■ Task to complete
Working from the top of the listing below, retype each line through the line containing "plt.rcParams['axes.formatter.use_mathtext'] = True", both included, with no pictures.

** start Source material **

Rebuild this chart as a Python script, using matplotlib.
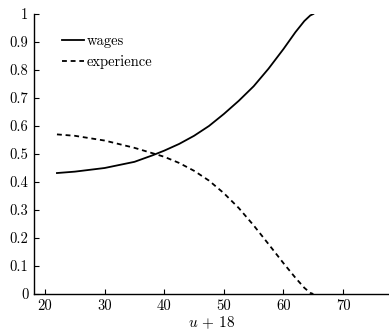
import numpy as np
import matplotlib
matplotlib.use('Agg')
import matplotlib.pyplot as plt

plt.rcParams['font.family'] = 'serif'
plt.rcParams['font.serif'] = ['cmr10']
plt.rcParams['mathtext.fontset'] = 'cm'
plt.rcParams['axes.formatter.use_mathtext'] = True

# values
age = [22, 25, 30, 35, 38, 40, 42.5, 45, 47.5, 50, 52.5, 55, 57.5, 60, 62, 63.5, 64.5, 65]
wages = [0.432, 0.437, 0.450, 0.472, 0.495, 0.512, 0.536, 0.565, 0.600, 0.643, 0.690, 0.742, 0.805, 0.875, 0.935, 0.975, 0.995, 1.0]
experience = [0.570, 0.565, 0.548, 0.522, 0.503, 0.490, 0.468, 0.440, 0.405, 0.360, 0.307, 0.245, 0.178, 0.110, 0.058, 0.022, 0.004, 0.0]

yticks = [0, 0.1, 0.2, 0.3, 0.4, 0.5, 0.6, 0.7, 0.8, 0.9, 1]
ylabels = ['0', '0.1', '0.2', '0.3', '0.4', '0.5', '0.6', '0.7', '0.8', '0.9', '1']
xticks = [20, 30, 40, 50, 60, 70]

fig = plt.figure(figsize=(3.89, 3.30), dpi=100)
ax = fig.add_axes([34 / 389, 36 / 330, 355 / 389, 280 / 330])

ax.plot(age, wages, 'k-', lw=1.3, label='wages')
ax.plot(age, experience, 'k--', lw=1.3, dashes=(2.7, 2.1), label='experience')

ax.set_xlim(18.15, 77.7)
ax.set_ylim(0, 1)
ax.set_xticks(xticks)
ax.set_xticklabels([str(t) for t in xticks])
ax.set_yticks(yticks)
ax.set_yticklabels(ylabels)
ax.tick_params(direction='in', length=3.5, width=0.8, labelsize=10.5, pad=4)
ax.set_xlabel(r'$u\,+\,18$', fontsize=11, labelpad=1)

for s in ['top', 'right']:
    ax.spines[s].set_visible(False)
for s in ['left', 'bottom']:
    ax.spines[s].set_linewidth(1.0)

ax.legend(loc='center left', bbox_to_anchor=(0.079, 0.865), frameon=False, fontsize=10.5,
          handlelength=1.5, handletextpad=0.2, labelspacing=0.45, borderaxespad=0,
          borderpad=0)

fig.savefig('out.png', dpi=100)
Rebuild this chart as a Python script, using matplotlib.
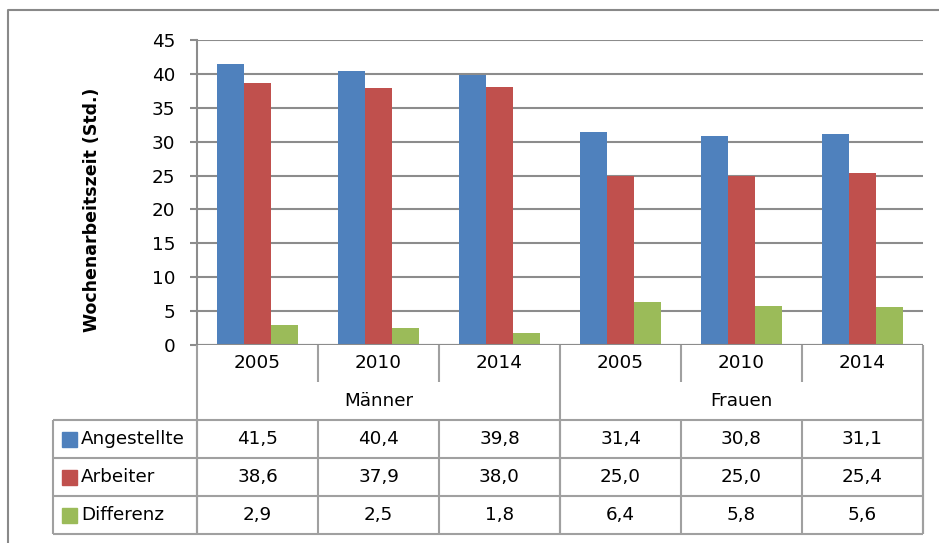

** end Source material **

■ Answer for this exercise
Rebuild this chart as a Python script, using matplotlib.
import numpy as np
import matplotlib
matplotlib.use('Agg')
import matplotlib.pyplot as plt

plt.rcParams['font.family'] = 'serif'
plt.rcParams['font.serif'] = ['cmr10']
plt.rcParams['mathtext.fontset'] = 'cm'
plt.rcParams['axes.formatter.use_mathtext'] = True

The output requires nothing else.